The axes of the heatmap denote a players’ number of hand cards, as well as the action taken at the respective point in time. It stands out, that most of the time players are lingering in the “mid-game” by holding 4–5 cards. It makes sense that normal cards (0–9) from all colors are played the most often since they are the most common cards in a deck.

Searching for the optimal strategy in the UNO card game is a classical use case for Reinforcement Learning. Thereby the game itself can be framed as a finite Markov Decision Process (MDP), which implies the following characteristics:

• States: Each step of the game can be described by a state
• Actions: The decision-maker interacts with the game by taking actions based on the state he is in
• Reward: Taking certain actions can lead to a desirable terminal state (e.g winning the game), which is rewarded

The stochastic element, which is inherent through the randomly drawn cards as well as the opponents’ moves, require numerous simulations, to identify a long-run optimum. The basic techniques, which I applied are Monte Carlo and Q-Learning with a discrete state-action matrix.

## 3.1 Defining State-Space

In a supervised machine learning set-up, a function is fitted to map the available features to the output variable. RL on the other hand evaluates each action sequentially and individually at each step. Therefore states, actions, and rewards need to be defined.

A state can represent any information available to the decision-maker, that is useful to describe the current situation of the game. This could be the type of cards he holds, the number of cards the opponent holds, or information regarding cards that have already been played.

At first sight, UNO might appear to be a very simplistic card game, due to its limited set of rules. However, when figuring out the possible combinations of cards a player can hold, it quickly gets out of hand. To be precise there are about 10¹⁶³ combinations. Since the RL-agent has to learn an optimal action for each state, it makes sense to limit the number of states.

Thus, I formed a 16-digit state identification, that captures which cards the agent holds and which he can play, differentiating only between colors, and special cards (skip, reverse, etc.)

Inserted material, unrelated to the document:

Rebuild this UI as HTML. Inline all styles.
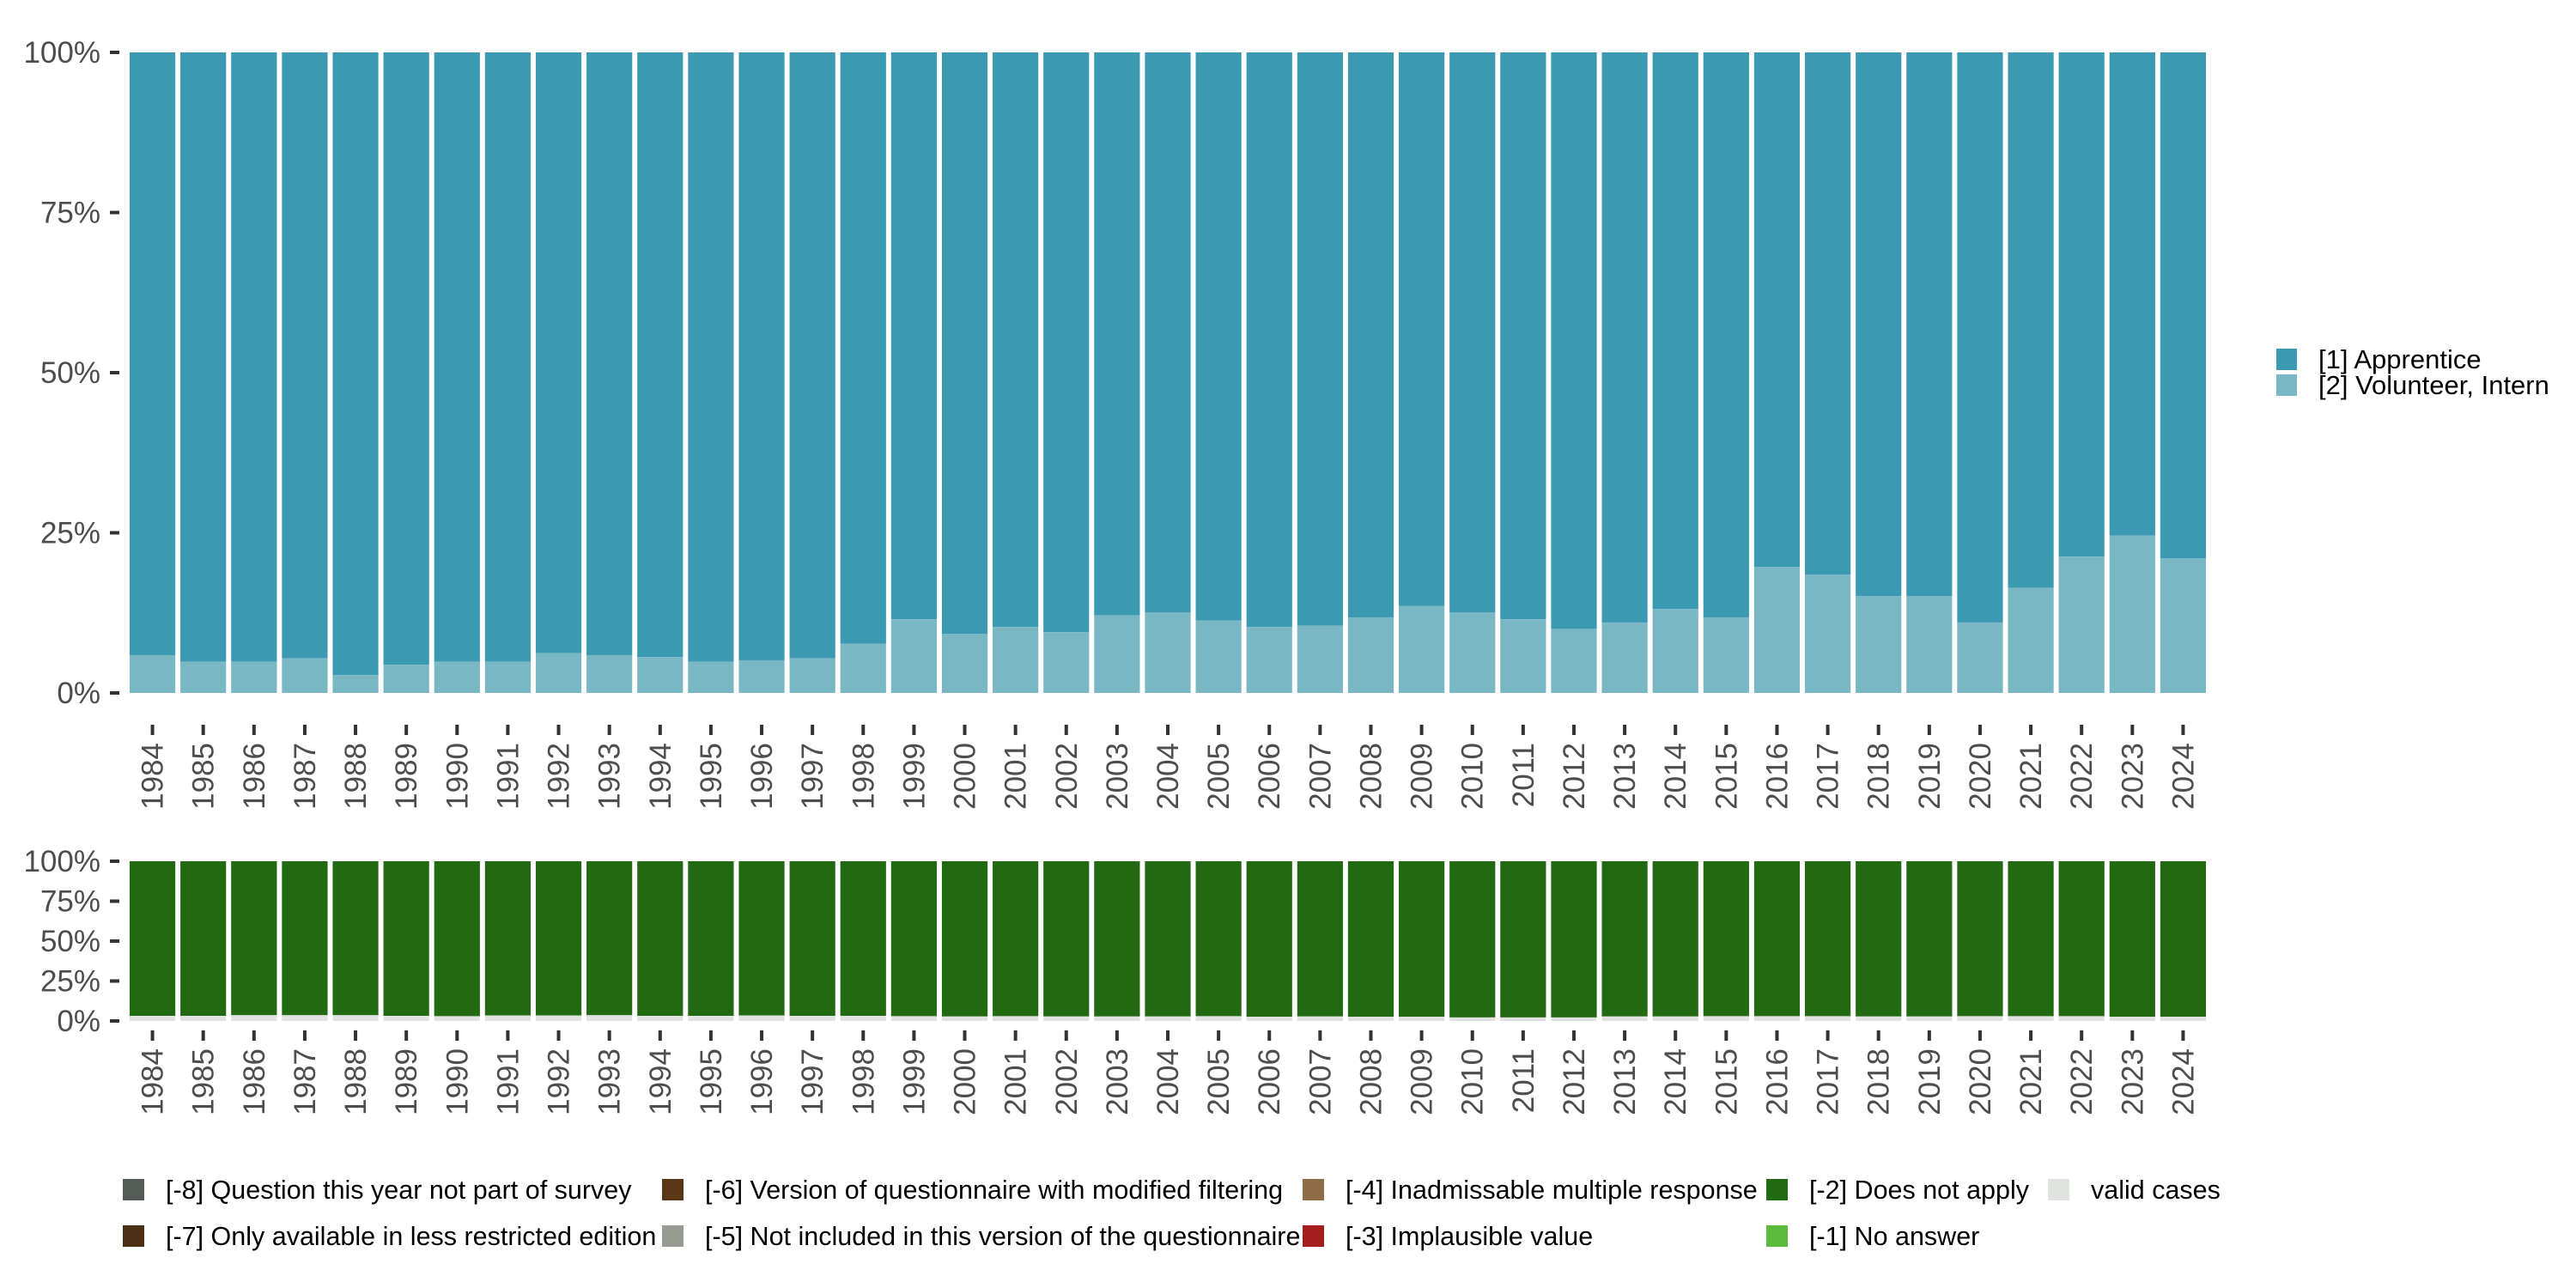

By capping each property of the state-identification with a maximum value of 2, state-space has been successfully limited to 270,000 possibilities.

## 3.2 Possible Actions

The cards, that the agent decides to play, represent the actions he is taking. Applying the same aggregation logic as above results in 9 different actions: Red, Green, Blue, Yellow, Skip, Reverse, +2, +4, Wild Color.

## 3.3 Monte Carlo Agent

Given the discrete state-action matrix, the agent navigates through the fields by simulating multiple games. While the matrix is initialized with all values at zero, Monte Carlo (MC) updates all visited state-action values after every completed game.

The q-value at state s taking action a is updated dependent on the achieved reward in this episode R, and the step size parameter alpha. In order to decide which action to take in a respective state, the epsilon-greedy form of the algorithm chooses:

• With epsilon probability: Random action
• With 1-epsilon probability: Action with maximum q-values

## 3.4 Q-Learning

In its basic form, Q-learning works in a similar way. However, while MC waits for the completion of each episode before updating q-values, Q-learning updates them with a lag of one step, at each step.

The q-value is thereby dependent on the step-size parameter, the reward of the next step r, and the q-value of the next step at state s-hat and action-hat.

Both algorithms consequently take the same 2 parameters which have the following effects:

• Alpha: A higher step size parameter increases the change in q-values at each update while prohibiting values to converge closer to their true optimum
• Epsilon: A higher epsilon grants more exploration of actions, which do not appear profitable at first sight. At the same time, this dilutes the optimal game strategy when it has been picked up by the agent.

Now that we have specified the models, let us see if they are useful. Therefore games are simulated with one random player and the other one leveraging the RL-algorithm. As an evaluation criterion, I use the cumulative long-run winning rate of the RL-player.

After running 100,000 simulations for each of the two RL-models, a consistent outperformance over the random agent can be testified. Given the enormous number of run episodes, statistical significance can be ensured, even though the margin of outperformance seems to be limited.

A win-rate of 51.5% means, that the RL-algorithm is 3% more likely to win a game against a random player.

## 4.1 Q-Table

To see how well the algorithms have learned the game, a closer inspection of the Q-table can be helpful. Since the full table is of size 270,000 x 8, states have been aggregated by the number of hand cards.

The steadily declining violet curve depicts the fact that states with fewer hand cards are closer to win a game. Therefore these states carry higher Q-values, which helps the RL-agent to choose actions that reduce their number of hand cards as fast as possible, in order to achieve a reward.

## 4.2 State-Action Coverage

To judge if the models have been trained on enough simulations, the state-action coverage can be assessed. Therefore the different state-action pairs that have already occurred during 100,000 games can be counted.

In total, both models have seen ca. 60,000 different combinations. At first sight, this is lower than expected, since we now know that 100,000 games have had on average 41 turns (41 x 100,000 = 4.1 Mio. turns). However, we also showcased how concentrated the course of play is towards certain card combinations, that appear multiple times within the sample.

The quicker initial coverage increase of the Monte-Carlo model does not come by surprise, due to the nature of its update function.